▶ _Task_
Copy exactly the lines that run from the top of the listing to the line containing "return off +", both ends included, and omit the pictures.

Records with drawing code:
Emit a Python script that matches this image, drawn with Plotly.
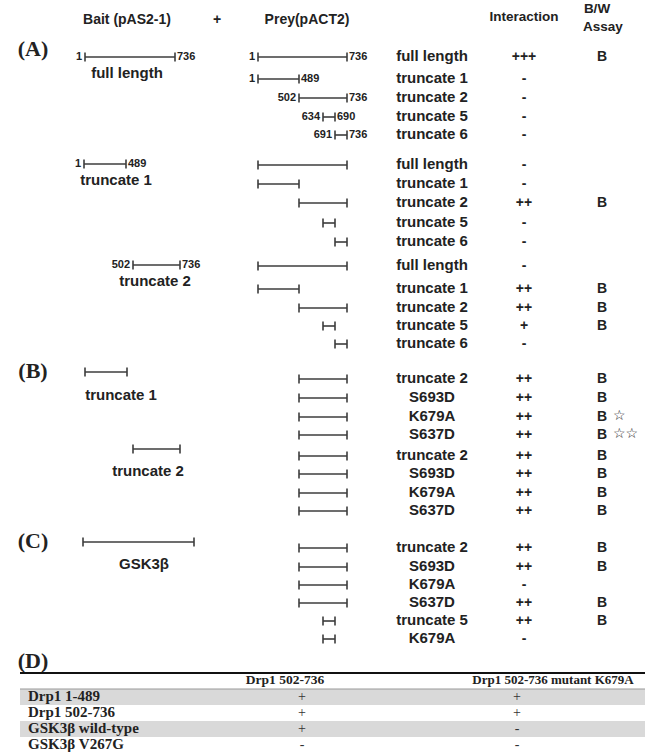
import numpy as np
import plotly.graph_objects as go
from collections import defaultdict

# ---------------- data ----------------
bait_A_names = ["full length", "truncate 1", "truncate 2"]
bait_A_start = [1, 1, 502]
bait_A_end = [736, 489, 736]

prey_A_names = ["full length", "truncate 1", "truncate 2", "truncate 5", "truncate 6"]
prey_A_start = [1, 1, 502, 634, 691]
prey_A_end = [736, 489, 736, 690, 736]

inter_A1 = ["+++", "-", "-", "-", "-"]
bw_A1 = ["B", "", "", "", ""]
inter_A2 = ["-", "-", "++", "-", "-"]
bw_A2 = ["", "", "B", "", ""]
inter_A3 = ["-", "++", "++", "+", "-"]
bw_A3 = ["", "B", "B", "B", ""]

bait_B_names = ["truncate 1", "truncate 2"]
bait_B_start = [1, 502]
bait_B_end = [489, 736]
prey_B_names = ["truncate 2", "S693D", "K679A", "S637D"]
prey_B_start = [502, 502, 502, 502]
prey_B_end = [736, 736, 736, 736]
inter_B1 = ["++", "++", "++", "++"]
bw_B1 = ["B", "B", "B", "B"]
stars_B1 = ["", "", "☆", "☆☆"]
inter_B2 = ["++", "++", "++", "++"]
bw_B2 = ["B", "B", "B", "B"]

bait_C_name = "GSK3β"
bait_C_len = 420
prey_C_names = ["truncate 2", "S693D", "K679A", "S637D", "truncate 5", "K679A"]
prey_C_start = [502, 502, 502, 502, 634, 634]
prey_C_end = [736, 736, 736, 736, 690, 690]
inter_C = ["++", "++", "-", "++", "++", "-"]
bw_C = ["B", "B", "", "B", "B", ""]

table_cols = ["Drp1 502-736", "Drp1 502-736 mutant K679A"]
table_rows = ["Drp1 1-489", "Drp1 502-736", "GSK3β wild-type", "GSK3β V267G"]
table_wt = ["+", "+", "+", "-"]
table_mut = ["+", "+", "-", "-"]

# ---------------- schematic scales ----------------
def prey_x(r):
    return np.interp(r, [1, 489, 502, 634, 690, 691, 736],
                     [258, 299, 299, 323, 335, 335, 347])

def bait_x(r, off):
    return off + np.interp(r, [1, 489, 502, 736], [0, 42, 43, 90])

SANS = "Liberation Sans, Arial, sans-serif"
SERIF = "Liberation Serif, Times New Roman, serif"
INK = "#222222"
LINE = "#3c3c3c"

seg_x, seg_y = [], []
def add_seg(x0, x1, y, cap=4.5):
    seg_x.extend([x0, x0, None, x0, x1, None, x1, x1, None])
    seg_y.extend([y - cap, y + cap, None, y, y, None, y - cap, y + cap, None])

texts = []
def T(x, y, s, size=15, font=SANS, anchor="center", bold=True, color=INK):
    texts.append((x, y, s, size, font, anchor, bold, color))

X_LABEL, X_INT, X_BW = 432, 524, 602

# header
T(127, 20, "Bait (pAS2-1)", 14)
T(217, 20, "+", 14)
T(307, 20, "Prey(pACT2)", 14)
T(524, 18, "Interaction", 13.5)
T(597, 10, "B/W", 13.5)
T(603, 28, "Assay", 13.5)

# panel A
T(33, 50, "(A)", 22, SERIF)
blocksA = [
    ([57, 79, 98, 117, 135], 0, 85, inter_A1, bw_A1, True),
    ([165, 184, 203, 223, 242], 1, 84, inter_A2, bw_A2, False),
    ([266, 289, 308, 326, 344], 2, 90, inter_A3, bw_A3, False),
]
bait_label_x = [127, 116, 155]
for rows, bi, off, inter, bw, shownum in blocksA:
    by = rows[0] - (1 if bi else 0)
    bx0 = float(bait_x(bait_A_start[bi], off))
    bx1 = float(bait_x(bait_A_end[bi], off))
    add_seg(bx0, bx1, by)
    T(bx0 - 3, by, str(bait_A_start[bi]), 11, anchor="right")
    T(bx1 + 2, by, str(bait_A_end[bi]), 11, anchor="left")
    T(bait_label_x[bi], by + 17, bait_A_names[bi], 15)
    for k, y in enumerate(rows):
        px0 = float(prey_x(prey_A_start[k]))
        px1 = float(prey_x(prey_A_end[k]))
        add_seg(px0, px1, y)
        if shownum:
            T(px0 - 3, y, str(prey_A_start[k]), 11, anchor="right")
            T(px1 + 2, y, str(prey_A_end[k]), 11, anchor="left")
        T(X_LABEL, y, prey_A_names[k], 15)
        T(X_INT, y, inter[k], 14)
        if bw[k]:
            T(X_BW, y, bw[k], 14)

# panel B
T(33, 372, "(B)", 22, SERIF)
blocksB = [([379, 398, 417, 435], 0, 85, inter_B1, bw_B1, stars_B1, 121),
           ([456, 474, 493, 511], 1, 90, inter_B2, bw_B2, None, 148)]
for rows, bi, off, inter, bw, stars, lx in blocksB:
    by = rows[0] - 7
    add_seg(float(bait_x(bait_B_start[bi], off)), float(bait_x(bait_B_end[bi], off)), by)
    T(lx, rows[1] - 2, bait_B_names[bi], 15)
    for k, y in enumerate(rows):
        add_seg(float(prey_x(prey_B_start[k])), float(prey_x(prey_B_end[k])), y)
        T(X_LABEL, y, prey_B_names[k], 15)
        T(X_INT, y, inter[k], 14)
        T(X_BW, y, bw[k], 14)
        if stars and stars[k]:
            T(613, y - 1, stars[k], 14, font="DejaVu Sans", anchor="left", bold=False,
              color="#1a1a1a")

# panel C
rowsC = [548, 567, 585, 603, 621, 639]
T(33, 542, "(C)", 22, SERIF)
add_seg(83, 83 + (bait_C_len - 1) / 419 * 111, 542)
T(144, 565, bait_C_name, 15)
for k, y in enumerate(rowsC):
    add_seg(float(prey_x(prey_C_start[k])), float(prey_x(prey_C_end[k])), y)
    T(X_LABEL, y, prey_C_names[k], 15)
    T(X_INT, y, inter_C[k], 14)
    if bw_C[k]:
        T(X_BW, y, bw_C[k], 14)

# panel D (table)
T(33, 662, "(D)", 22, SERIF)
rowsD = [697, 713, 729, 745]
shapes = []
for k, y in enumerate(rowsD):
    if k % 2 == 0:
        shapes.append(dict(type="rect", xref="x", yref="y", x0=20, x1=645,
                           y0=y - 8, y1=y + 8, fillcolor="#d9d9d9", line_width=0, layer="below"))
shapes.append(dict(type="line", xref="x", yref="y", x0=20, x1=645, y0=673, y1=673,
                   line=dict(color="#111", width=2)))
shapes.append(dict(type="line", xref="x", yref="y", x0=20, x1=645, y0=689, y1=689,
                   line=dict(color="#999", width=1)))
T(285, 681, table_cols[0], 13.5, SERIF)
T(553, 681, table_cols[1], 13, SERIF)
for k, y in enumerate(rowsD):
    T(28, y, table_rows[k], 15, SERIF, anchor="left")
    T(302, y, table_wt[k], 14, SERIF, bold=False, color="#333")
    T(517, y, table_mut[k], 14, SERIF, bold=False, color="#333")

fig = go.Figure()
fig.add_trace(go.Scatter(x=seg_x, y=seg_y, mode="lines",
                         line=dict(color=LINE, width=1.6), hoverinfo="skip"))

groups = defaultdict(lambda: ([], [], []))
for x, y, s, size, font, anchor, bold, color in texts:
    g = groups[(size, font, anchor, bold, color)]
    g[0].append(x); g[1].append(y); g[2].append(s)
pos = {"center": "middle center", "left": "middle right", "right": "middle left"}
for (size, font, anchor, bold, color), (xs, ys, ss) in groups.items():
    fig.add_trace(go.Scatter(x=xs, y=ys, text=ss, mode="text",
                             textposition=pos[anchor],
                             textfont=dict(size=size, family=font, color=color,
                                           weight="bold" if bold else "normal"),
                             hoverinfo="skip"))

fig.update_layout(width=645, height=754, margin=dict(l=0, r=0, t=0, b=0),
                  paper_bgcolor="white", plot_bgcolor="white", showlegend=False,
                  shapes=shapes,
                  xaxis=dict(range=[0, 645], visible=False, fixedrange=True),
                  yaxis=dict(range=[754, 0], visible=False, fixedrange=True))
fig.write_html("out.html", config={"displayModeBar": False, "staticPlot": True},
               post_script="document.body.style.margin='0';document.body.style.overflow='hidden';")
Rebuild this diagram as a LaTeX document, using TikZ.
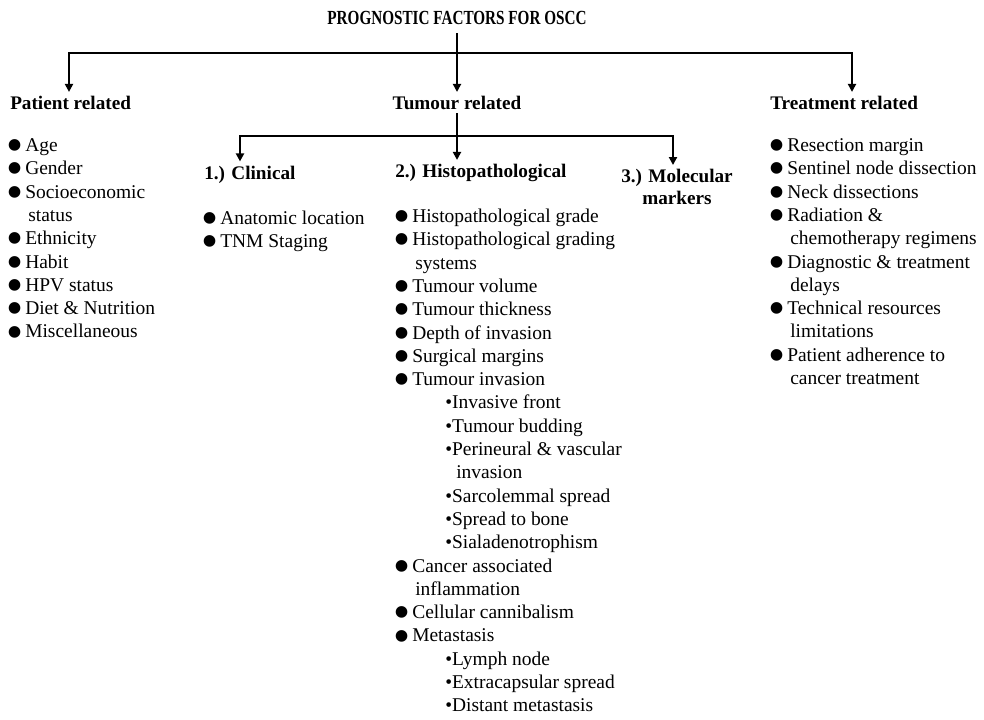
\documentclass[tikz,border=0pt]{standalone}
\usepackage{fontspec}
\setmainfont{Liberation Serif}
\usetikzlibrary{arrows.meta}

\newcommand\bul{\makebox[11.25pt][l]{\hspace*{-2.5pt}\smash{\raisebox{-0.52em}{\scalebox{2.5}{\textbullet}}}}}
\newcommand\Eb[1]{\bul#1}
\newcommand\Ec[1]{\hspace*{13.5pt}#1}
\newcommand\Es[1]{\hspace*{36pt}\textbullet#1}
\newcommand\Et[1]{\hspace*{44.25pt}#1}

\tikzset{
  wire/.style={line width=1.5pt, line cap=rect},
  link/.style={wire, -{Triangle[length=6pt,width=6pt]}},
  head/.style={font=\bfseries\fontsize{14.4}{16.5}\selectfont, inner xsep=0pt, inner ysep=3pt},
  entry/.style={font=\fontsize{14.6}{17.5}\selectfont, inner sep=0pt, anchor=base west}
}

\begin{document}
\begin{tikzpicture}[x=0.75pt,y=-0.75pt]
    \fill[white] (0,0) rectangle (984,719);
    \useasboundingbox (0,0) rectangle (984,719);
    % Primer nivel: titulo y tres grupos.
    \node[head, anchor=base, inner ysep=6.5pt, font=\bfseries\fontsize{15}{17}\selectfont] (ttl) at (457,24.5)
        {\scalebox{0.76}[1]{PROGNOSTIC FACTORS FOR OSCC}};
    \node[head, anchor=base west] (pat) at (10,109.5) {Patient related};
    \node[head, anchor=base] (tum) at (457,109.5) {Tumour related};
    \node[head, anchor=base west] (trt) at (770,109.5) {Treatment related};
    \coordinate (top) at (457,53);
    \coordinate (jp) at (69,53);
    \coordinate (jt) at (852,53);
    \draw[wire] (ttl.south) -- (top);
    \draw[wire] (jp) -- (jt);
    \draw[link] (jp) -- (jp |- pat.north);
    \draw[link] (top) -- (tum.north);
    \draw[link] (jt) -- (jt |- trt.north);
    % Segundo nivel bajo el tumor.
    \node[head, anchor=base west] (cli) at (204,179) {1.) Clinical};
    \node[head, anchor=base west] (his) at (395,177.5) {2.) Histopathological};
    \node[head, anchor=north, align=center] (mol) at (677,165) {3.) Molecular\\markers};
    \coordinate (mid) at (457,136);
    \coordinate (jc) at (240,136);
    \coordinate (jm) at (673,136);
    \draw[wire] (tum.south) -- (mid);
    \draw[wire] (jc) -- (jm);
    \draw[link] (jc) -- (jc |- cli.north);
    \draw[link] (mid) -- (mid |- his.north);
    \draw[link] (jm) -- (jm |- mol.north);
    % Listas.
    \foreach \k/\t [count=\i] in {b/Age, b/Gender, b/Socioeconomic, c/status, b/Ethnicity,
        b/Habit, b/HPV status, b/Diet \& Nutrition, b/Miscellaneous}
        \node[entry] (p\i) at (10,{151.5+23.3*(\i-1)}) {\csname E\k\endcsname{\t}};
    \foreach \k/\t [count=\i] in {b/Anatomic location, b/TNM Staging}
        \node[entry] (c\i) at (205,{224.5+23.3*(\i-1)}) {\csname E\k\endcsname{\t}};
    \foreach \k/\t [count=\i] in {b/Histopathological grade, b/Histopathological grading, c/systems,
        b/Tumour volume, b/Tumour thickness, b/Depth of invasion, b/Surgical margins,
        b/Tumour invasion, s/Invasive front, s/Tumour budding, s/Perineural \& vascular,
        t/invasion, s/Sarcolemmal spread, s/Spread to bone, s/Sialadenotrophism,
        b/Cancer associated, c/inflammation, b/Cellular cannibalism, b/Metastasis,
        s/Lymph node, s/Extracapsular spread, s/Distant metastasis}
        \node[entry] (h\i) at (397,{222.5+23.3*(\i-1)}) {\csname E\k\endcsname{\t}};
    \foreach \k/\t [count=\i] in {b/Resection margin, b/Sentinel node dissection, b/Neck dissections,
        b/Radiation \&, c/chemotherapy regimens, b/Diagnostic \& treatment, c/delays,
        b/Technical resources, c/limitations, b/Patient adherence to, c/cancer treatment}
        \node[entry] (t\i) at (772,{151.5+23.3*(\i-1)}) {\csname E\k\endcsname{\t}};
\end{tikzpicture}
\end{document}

▶ _Worked solution_
Emit a Python script that matches this image, drawn with Plotly.
import numpy as np
import plotly.graph_objects as go
from collections import defaultdict

# ---------------- data ----------------
bait_A_names = ["full length", "truncate 1", "truncate 2"]
bait_A_start = [1, 1, 502]
bait_A_end = [736, 489, 736]

prey_A_names = ["full length", "truncate 1", "truncate 2", "truncate 5", "truncate 6"]
prey_A_start = [1, 1, 502, 634, 691]
prey_A_end = [736, 489, 736, 690, 736]

inter_A1 = ["+++", "-", "-", "-", "-"]
bw_A1 = ["B", "", "", "", ""]
inter_A2 = ["-", "-", "++", "-", "-"]
bw_A2 = ["", "", "B", "", ""]
inter_A3 = ["-", "++", "++", "+", "-"]
bw_A3 = ["", "B", "B", "B", ""]

bait_B_names = ["truncate 1", "truncate 2"]
bait_B_start = [1, 502]
bait_B_end = [489, 736]
prey_B_names = ["truncate 2", "S693D", "K679A", "S637D"]
prey_B_start = [502, 502, 502, 502]
prey_B_end = [736, 736, 736, 736]
inter_B1 = ["++", "++", "++", "++"]
bw_B1 = ["B", "B", "B", "B"]
stars_B1 = ["", "", "☆", "☆☆"]
inter_B2 = ["++", "++", "++", "++"]
bw_B2 = ["B", "B", "B", "B"]

bait_C_name = "GSK3β"
bait_C_len = 420
prey_C_names = ["truncate 2", "S693D", "K679A", "S637D", "truncate 5", "K679A"]
prey_C_start = [502, 502, 502, 502, 634, 634]
prey_C_end = [736, 736, 736, 736, 690, 690]
inter_C = ["++", "++", "-", "++", "++", "-"]
bw_C = ["B", "B", "", "B", "B", ""]

table_cols = ["Drp1 502-736", "Drp1 502-736 mutant K679A"]
table_rows = ["Drp1 1-489", "Drp1 502-736", "GSK3β wild-type", "GSK3β V267G"]
table_wt = ["+", "+", "+", "-"]
table_mut = ["+", "+", "-", "-"]

# ---------------- schematic scales ----------------
def prey_x(r):
    return np.interp(r, [1, 489, 502, 634, 690, 691, 736],
                     [258, 299, 299, 323, 335, 335, 347])

def bait_x(r, off):
    return off + np.interp(r, [1, 489, 502, 736], [0, 42, 43, 90])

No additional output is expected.